Harry had an ongoing relationship with Ruth Evershed, another one of the main characters. Over the years, it appears that they formed a strong bond. In Series 4, the two became closer, forming a good working relationship as well as an unsaid personal connection.
At the very beginning of series 5, he realized that he was in love with her. Their relationship was brought to a head in series 5, when he worked up the courage to ask her to dinner. However, Ruth, upset by what her colleagues thought of the relationship, called it off at the end of the episode.

==Reception==
This character was considered by many fans to be the pillar of the show, providing both a backbone to the team and was often the cause of many of the comic relief situations present in the series, most notably in his exchanges during series 1 with Jools Siviter, played by Hugh Laurie. Another comic theme includes Harry getting annoyed every time someone would enter his office without knocking. This grew so much that in the series three finale, when Ruth came to warn him that something was wrong, Harry guessed it because she had knocked.

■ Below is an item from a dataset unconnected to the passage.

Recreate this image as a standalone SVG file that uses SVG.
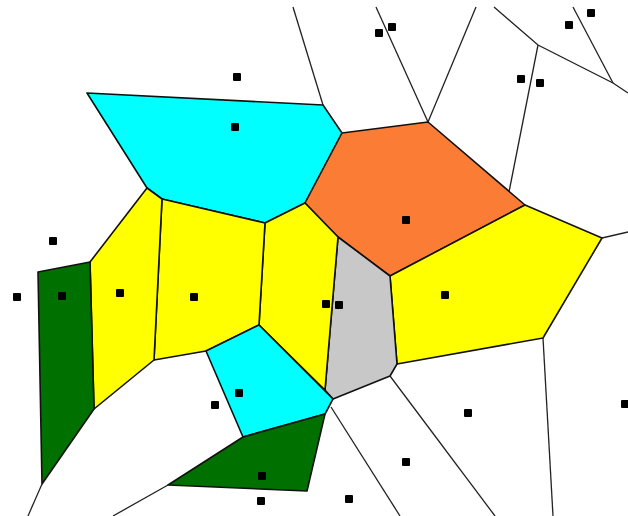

He is well respected by his colleagues and survives four cliffhangers where it appears he is about to be killed (series 2, series 4, series 7 and series 9) and the tenth series is a plotline that revolves around Harry; his past and his relationship with Ruth.

He was the only character to have appeared in every single episode in the show.

Benji Wilson of The Daily Telegraph in describing Harry and Ruth's relationship commented that "(Ruth's) scenes with Peter Firth, another fine player, have become self-contained little bubbles of weltschmerz within every recent episode".